Think back to family movie nights while you were growing up. Your parents probably had some restrictions on what you could rent at the local Blockbuster, right? Or maybe there were certain TV shows they wouldn't let you watch at home.
By letting you know what was and was not okay for you to view in advance, you were able to instead seek out approved content ... at least when your parents were around. (What were sleepovers at friends' houses for if not to watch the scary movies that were banned at home?)
This is why it's helpful to talk to your kids about what is and isn't appropriate before they start using the internet on their own.
You can also have a frank conversation with your kids about how you'll be helping them stay safe online. Being open about the use of parental controls—and how they work—is a key step in helping you kids feel supported, not spied on.

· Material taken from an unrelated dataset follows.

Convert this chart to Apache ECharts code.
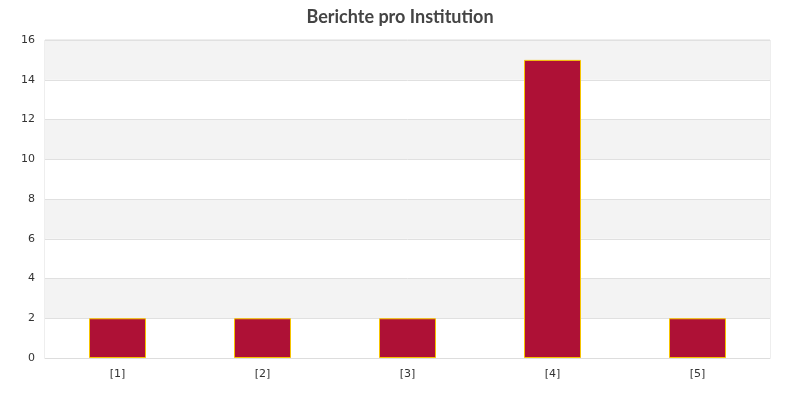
<!DOCTYPE html>
<html>
<head>
<meta charset="utf-8">
<script src="https://cdn.jsdelivr.net/npm/echarts@6/dist/echarts.min.js"></script>
<style>
  html, body { margin: 0; padding: 0; background: #fff; }
  #chart { width: 800px; height: 398px; }
</style>
</head>
<body>
<div id="chart"></div>
<script>
const categories = ["[1]", "[2]", "[3]", "[4]", "[5]"];
const reportCounts = [2, 2, 2, 15, 2];
const chartTitle = "Berichte pro Institution";

const chart = echarts.init(document.getElementById("chart"));

const option = {
  animation: false,
  backgroundColor: "#fff",
  title: {
    text: chartTitle,
    left: "center",
    top: 3,
    textStyle: {
      fontFamily: "Lato",
      fontSize: 18,
      fontWeight: "bold",
      color: "#444"
    }
  },
  grid: {
    left: 45,
    right: 30,
    top: 40,
    bottom: 40,
    show: true,
    borderColor: "#ddd",
    borderWidth: 1,
    backgroundColor: "transparent"
  },
  xAxis: {
    type: "category",
    data: categories,
    axisLine: { show: true, lineStyle: { color: "#ddd" } },
    axisTick: { show: false },
    axisLabel: {
      color: "#333",
      fontFamily: "DejaVu Sans",
      fontSize: 11,
      margin: 11
    }
  },
  yAxis: {
    type: "value",
    min: 0,
    max: 16,
    interval: 2,
    axisLine: { show: false },
    axisTick: { show: false },
    axisLabel: {
      color: "#333",
      fontFamily: "DejaVu Sans",
      fontSize: 11,
      margin: 10
    },
    splitLine: { lineStyle: { color: "#e0e0e0" } },
    splitArea: {
      show: true,
      areaStyle: { color: ["#ffffff", "#f3f3f3"] }
    }
  },
  series: [
    {
      type: "bar",
      data: reportCounts,
      barWidth: 57,
      itemStyle: {
        color: "#ae1136",
        borderColor: "#f5c400",
        borderWidth: 1
      }
    }
  ]
};

chart.setOption(option);
</script>
</body>
</html>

Follow up as kids and teens use the internet.
This isn't a once-and-done conversation, either. As your kids spend more time on the internet, it's important to continue talking about what content is appropriate for them.
The guidelines you set around appropriate content will likely change as they get older. Regular check-ins make it easy to either reinforce your boundaries and expectations or discuss what they're now allowed to view going forward.
That said, there will always be some content that's inappropriate for kids and teens to see before they turn 18. And even if your kids know not to seek it out, they may accidentally encounter something that's too mature or scary for them to know how to handle.
Taking measures to block inappropriate content can help to avoid this, but it's also a good idea to let your kids know that they can come to you for help blocking or processing any content they may accidentally see.
Discuss the content your kids see online.
But what should you do if you suspect your kids are seeking out inappropriate content and not telling you about it?
The first step is to keep your cool, as tricky as that may be at the moment. Next, you'll need to start a conversation about what you think (or know) they are viewing online.
CEOP, the education arm of the U.K. National Crime Agency, suggests that parents focus on discussing not just what a child has seen, but:
- Whether a friend sent them the content, or they sought it out
- What piqued their curiosity and prompted them to view or seek out the content?
- How are they feeling after viewing the content? (Even if your child sought out something inappropriate, they may not have the tools to understand or process how they feel afterward.)
The conversation is also a good time to discuss how you'll handle this situation now and moving forward. Your solution may involve no changes, a reduction in screen time, stricter parental controls, or another action—the right answer will be different for every family.
And remember to keep checking in. Whether you know your child accessed inappropriate content in the past, or you want to help them stay safe as they venture onto the internet for the first time, having regular digital safety talks is critical.